--- START OF Provided material ---

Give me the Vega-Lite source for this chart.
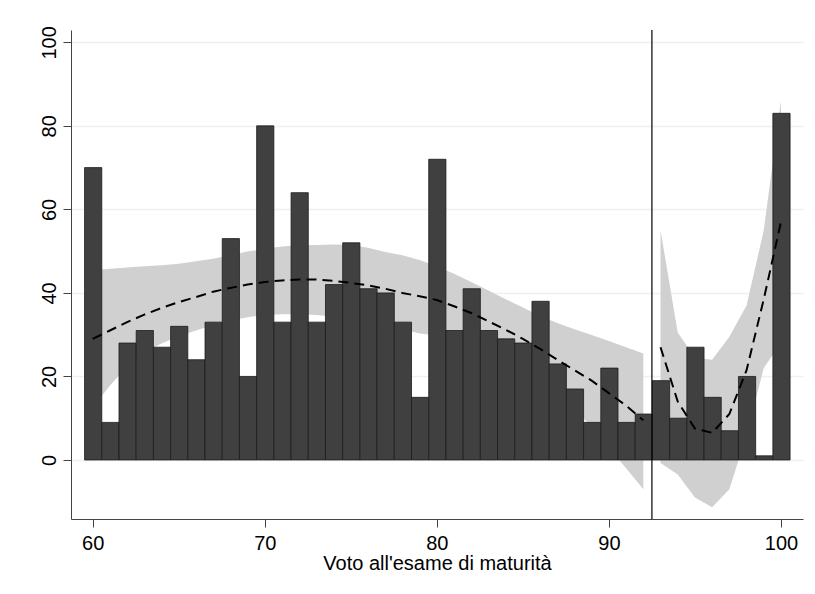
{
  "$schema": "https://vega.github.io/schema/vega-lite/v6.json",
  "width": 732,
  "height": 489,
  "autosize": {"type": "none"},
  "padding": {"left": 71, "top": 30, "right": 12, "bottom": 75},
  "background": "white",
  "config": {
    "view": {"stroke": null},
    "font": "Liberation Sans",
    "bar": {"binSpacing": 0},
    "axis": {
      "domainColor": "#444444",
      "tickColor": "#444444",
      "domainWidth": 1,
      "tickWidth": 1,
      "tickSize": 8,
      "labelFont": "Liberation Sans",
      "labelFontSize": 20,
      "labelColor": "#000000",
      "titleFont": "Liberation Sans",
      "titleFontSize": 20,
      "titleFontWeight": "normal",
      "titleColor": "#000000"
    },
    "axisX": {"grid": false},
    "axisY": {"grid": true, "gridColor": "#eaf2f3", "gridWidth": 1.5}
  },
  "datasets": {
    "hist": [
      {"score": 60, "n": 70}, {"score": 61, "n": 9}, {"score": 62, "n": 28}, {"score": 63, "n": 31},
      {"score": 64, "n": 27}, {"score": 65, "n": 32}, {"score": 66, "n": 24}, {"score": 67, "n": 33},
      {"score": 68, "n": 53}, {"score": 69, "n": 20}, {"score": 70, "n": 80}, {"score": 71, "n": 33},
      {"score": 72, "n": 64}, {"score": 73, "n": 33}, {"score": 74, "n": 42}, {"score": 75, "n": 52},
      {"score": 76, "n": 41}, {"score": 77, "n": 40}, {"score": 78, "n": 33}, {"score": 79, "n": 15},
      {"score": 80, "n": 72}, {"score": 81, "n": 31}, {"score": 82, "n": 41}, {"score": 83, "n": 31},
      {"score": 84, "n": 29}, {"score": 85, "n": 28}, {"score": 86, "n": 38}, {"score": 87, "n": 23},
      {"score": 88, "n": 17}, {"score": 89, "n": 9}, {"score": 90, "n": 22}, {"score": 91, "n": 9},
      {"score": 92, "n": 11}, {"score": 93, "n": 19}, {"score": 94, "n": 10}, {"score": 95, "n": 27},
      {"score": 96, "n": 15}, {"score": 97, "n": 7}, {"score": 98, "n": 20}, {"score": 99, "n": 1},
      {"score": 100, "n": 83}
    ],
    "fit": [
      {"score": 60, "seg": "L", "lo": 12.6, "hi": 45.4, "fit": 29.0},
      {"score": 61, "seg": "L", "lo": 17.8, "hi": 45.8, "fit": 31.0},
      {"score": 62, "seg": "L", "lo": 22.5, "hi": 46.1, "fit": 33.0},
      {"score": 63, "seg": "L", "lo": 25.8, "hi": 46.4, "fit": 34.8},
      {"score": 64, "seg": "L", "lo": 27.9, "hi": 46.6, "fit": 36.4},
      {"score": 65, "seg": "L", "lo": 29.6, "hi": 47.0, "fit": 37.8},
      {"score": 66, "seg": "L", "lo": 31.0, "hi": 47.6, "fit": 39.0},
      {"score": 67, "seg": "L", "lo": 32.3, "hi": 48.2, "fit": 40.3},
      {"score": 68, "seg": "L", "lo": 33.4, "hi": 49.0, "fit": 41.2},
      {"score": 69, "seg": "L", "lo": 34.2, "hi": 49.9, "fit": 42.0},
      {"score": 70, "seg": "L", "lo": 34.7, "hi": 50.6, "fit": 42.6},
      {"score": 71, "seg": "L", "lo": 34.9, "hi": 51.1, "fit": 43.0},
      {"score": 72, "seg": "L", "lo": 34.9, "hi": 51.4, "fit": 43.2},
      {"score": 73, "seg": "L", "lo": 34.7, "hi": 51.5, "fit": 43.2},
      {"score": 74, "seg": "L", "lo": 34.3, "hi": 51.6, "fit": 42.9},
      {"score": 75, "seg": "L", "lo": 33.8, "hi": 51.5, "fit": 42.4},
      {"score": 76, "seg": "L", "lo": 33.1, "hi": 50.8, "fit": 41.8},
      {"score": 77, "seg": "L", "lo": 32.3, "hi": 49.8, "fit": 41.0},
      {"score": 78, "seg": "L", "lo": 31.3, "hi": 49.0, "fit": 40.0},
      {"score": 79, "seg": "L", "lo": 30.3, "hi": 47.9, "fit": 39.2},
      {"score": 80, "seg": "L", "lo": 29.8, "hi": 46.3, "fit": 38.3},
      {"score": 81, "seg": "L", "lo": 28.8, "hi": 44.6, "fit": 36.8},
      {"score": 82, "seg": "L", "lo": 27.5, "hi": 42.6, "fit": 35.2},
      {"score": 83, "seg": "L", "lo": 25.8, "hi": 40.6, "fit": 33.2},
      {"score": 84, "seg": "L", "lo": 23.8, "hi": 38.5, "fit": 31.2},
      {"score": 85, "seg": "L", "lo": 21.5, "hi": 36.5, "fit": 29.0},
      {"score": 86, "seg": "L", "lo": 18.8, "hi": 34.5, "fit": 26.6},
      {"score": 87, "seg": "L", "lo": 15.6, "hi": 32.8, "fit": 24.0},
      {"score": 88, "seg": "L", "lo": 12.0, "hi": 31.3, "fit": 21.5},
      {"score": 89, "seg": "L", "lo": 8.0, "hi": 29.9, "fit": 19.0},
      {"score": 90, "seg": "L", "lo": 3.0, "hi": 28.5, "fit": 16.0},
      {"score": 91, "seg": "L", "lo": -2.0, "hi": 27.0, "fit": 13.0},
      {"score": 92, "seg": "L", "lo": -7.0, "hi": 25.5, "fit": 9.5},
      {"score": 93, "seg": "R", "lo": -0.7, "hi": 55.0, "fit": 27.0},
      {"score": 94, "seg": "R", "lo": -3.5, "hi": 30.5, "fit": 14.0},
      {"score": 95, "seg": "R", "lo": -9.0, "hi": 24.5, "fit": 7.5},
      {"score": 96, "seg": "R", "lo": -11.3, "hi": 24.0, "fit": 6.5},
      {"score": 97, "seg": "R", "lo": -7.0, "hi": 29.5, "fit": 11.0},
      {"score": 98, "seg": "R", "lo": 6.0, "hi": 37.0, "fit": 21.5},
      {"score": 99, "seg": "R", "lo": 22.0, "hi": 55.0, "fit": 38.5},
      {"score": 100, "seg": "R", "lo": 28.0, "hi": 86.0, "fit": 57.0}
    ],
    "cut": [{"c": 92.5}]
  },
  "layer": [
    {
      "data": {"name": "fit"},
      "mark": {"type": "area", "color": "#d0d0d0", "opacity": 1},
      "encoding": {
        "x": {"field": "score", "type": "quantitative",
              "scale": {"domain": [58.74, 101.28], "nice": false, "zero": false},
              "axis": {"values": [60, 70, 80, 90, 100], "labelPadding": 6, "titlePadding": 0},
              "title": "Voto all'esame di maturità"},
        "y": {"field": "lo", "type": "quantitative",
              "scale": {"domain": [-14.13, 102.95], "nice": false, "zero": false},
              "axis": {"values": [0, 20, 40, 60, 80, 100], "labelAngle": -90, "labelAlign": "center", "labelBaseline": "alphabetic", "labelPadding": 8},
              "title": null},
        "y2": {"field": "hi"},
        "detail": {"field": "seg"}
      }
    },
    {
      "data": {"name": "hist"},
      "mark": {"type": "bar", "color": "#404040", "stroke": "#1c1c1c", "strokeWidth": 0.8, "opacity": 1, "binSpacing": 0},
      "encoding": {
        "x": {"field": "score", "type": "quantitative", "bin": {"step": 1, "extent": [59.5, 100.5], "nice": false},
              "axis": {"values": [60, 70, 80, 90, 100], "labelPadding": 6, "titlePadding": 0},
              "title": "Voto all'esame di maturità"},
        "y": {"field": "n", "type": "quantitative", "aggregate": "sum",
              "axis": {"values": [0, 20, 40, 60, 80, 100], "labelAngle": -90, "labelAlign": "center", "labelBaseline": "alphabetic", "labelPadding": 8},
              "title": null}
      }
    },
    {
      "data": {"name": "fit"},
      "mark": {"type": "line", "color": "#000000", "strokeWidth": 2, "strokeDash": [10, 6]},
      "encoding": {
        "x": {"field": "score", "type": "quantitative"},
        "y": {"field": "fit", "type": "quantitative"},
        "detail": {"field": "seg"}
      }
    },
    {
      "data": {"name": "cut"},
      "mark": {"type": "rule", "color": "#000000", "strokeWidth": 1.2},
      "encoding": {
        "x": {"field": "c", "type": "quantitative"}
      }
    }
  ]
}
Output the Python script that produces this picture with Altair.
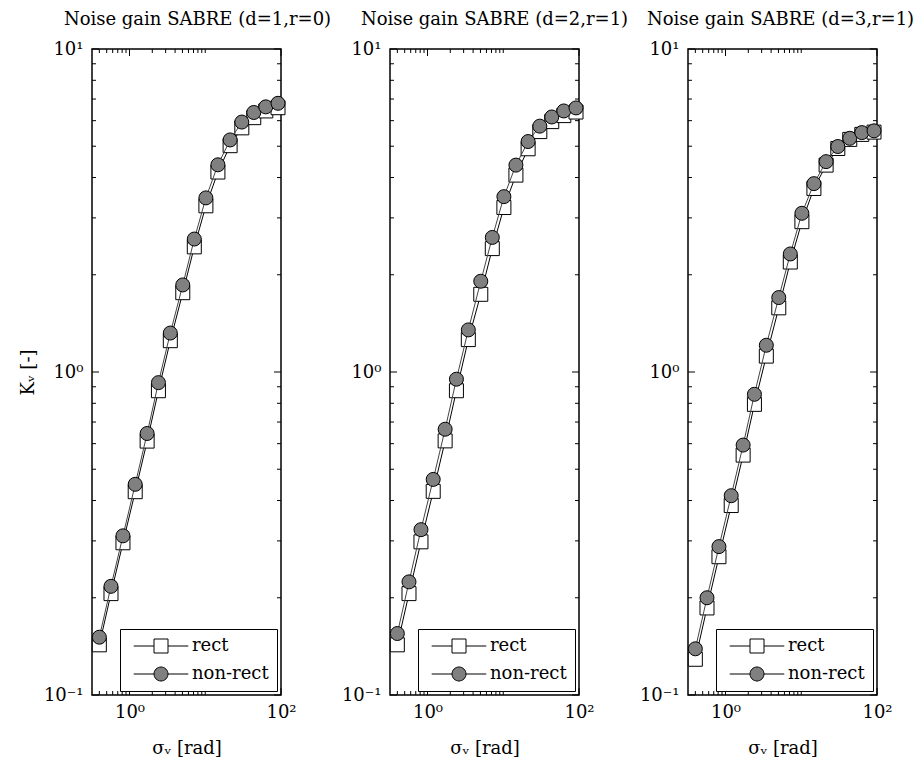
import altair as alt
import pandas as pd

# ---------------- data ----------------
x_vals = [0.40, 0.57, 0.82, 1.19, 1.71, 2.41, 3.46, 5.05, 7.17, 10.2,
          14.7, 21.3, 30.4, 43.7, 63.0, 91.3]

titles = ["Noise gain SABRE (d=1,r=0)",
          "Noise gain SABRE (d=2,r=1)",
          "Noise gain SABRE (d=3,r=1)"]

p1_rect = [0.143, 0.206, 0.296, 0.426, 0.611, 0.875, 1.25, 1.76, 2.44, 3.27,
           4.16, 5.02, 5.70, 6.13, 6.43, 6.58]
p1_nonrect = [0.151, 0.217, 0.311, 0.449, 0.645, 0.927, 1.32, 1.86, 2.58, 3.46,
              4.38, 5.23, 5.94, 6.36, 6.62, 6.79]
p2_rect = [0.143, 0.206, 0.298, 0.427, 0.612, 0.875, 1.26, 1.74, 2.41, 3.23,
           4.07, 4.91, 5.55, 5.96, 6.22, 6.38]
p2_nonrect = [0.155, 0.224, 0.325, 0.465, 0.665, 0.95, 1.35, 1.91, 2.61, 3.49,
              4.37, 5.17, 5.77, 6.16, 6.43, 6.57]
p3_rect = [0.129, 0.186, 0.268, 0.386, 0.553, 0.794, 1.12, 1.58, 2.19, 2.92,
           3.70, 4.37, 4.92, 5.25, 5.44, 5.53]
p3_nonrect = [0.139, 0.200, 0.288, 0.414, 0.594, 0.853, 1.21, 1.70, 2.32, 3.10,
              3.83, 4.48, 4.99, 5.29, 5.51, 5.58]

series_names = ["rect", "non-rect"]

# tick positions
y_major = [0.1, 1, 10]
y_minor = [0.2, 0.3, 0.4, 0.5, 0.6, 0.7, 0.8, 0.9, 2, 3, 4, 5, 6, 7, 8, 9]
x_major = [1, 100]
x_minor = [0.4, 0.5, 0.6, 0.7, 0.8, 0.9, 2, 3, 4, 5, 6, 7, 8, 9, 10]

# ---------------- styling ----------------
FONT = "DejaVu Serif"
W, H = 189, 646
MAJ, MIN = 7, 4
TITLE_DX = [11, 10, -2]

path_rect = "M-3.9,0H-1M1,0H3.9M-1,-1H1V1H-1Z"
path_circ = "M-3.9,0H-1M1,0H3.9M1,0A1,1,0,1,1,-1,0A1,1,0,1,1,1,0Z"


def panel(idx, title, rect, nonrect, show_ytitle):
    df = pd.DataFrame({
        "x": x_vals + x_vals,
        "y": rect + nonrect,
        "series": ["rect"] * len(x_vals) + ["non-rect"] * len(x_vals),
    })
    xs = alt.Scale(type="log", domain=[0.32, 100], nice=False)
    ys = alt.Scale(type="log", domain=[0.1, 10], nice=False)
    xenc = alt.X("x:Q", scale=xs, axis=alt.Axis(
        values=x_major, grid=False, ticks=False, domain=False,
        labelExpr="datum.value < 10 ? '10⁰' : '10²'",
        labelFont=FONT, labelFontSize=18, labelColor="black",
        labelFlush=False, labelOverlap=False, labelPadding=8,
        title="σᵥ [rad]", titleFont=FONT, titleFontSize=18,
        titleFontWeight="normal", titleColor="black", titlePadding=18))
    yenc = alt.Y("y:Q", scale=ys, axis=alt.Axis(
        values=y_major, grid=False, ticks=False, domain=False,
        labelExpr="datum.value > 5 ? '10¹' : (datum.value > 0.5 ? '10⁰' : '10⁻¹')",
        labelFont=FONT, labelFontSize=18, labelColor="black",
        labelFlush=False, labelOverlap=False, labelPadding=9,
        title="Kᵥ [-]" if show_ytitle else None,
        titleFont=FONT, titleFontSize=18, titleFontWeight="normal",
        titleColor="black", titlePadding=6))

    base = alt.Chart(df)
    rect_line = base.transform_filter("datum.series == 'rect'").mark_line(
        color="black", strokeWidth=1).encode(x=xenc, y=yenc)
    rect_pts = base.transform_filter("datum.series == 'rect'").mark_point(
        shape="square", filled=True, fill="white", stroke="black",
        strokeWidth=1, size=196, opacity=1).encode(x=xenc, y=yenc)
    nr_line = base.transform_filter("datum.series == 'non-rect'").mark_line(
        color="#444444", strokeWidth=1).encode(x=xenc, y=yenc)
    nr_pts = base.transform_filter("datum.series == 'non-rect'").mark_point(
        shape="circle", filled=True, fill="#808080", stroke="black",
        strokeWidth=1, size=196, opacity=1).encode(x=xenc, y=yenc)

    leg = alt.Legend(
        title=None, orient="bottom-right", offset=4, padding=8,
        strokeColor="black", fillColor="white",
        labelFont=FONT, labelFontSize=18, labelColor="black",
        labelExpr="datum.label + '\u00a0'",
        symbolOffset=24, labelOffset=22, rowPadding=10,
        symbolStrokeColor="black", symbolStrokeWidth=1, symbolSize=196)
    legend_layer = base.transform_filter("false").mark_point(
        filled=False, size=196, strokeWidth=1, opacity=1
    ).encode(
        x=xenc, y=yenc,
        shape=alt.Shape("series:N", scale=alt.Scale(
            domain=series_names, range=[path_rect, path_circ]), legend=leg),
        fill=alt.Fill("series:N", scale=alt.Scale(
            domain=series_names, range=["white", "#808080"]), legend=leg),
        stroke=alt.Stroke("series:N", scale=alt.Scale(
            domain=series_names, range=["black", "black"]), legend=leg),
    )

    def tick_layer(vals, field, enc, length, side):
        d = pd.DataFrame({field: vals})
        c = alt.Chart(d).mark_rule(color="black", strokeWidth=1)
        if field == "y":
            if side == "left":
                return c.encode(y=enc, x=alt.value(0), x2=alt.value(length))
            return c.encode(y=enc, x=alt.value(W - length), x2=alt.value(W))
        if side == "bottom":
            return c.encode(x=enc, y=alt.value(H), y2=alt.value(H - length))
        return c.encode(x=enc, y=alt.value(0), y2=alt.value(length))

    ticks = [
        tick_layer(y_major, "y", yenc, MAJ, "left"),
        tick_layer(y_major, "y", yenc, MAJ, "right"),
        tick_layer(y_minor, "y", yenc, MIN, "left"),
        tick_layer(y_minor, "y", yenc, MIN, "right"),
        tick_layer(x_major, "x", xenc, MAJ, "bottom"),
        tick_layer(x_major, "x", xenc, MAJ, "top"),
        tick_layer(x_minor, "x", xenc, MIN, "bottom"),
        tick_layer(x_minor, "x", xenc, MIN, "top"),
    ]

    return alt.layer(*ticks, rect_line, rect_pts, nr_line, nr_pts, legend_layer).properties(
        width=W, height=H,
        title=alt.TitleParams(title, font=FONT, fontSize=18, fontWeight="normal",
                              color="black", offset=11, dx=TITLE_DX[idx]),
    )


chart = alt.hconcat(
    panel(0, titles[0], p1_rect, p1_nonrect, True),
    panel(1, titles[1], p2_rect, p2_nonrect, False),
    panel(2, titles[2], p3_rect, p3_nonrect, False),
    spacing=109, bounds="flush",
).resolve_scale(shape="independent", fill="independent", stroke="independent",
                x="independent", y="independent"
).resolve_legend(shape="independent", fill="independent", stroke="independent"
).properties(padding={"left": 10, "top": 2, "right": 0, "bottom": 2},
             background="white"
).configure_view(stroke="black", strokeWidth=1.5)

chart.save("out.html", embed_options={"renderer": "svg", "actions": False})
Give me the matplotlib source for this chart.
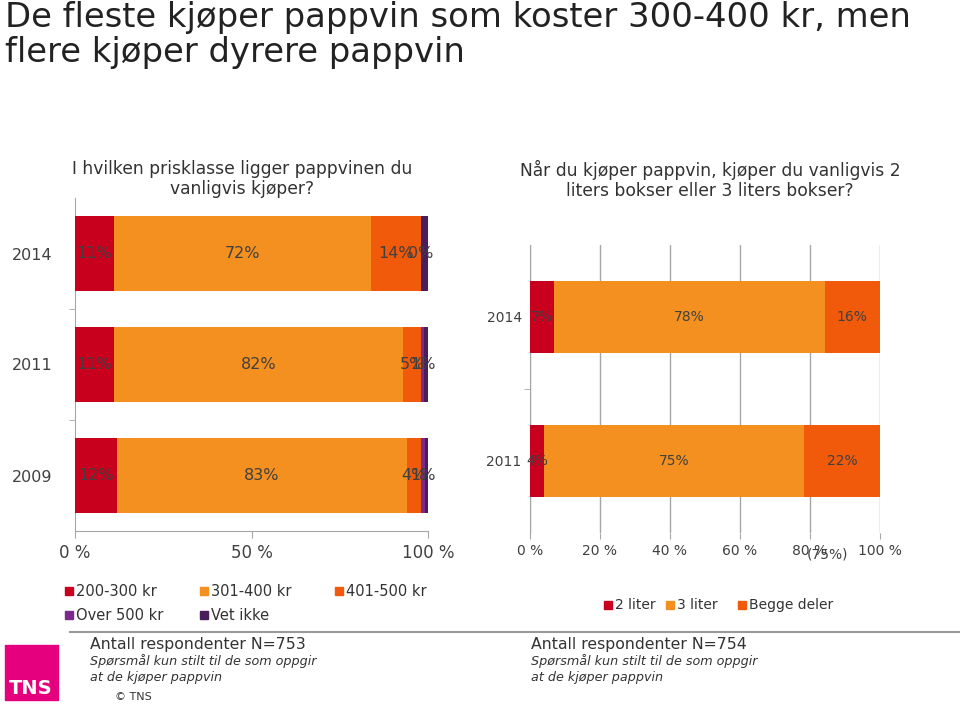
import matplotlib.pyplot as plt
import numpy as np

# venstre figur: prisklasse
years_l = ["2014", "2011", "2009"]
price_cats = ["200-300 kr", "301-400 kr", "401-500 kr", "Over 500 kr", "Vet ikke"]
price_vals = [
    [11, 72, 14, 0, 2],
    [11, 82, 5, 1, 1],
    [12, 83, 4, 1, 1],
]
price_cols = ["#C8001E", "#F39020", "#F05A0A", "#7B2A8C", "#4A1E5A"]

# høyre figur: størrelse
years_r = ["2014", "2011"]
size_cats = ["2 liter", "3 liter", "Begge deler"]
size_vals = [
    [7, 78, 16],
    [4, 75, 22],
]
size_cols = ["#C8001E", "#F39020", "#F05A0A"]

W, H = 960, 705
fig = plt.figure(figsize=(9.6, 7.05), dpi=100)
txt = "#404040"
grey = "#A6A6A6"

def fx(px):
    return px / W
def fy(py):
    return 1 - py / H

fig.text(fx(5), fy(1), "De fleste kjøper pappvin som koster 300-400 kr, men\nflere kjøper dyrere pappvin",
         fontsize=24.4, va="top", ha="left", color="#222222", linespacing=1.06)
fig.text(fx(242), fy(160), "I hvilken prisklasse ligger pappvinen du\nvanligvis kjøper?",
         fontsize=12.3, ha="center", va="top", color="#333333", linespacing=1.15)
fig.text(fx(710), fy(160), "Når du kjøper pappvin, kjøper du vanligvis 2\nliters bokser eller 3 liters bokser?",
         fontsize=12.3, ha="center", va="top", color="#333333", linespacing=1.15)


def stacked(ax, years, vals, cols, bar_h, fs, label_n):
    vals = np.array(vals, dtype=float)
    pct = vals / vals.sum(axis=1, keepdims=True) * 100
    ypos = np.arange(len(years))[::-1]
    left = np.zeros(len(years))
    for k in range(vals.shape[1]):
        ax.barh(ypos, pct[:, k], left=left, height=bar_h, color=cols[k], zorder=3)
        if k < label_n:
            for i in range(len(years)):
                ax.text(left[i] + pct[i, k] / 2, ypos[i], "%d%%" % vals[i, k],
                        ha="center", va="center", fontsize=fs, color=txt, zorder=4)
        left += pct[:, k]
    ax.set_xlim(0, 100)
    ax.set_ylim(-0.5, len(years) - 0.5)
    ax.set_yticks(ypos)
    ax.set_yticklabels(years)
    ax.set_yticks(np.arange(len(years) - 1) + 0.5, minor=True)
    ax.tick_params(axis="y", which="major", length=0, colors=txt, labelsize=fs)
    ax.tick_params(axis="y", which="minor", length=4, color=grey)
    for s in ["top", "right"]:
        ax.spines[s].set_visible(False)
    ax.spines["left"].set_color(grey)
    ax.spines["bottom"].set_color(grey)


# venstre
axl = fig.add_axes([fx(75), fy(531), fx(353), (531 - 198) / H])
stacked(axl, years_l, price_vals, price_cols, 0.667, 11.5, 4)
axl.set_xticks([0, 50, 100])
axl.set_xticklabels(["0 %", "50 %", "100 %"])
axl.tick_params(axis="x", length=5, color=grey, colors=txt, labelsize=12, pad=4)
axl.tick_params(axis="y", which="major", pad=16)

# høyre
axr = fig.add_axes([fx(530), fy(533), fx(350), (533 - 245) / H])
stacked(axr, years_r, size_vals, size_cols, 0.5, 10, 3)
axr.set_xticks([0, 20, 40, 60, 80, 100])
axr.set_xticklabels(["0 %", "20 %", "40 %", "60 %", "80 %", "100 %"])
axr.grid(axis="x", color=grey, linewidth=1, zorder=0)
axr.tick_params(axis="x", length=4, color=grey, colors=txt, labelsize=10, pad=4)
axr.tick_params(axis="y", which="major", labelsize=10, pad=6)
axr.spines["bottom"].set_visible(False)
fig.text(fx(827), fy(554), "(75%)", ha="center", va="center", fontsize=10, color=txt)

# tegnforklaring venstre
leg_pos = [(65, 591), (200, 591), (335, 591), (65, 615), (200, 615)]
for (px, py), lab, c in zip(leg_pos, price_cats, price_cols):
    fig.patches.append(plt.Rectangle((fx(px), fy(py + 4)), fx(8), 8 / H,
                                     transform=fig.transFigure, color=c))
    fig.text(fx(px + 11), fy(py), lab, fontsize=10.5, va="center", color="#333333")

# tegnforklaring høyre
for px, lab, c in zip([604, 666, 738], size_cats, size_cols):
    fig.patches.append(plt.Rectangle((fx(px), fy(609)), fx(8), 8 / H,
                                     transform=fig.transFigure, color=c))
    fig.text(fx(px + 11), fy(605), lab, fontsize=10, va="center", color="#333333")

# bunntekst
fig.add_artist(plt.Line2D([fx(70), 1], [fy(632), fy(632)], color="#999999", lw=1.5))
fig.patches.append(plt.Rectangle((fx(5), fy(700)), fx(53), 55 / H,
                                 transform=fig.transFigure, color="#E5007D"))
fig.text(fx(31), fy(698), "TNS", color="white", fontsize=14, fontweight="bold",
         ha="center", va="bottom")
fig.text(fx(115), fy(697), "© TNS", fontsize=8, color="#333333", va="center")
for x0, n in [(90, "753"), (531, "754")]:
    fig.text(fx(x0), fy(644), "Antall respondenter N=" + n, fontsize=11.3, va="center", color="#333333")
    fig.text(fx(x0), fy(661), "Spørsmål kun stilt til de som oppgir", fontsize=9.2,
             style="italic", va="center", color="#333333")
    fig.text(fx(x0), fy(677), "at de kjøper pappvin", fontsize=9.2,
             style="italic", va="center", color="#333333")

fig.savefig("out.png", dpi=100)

--- END OF Provided material ---

Task goal
Pick out and copy the lines of the entries that hold the string "Give".

Exercise result
Give me the Vega-Lite source for this chart.
Give me the matplotlib source for this chart.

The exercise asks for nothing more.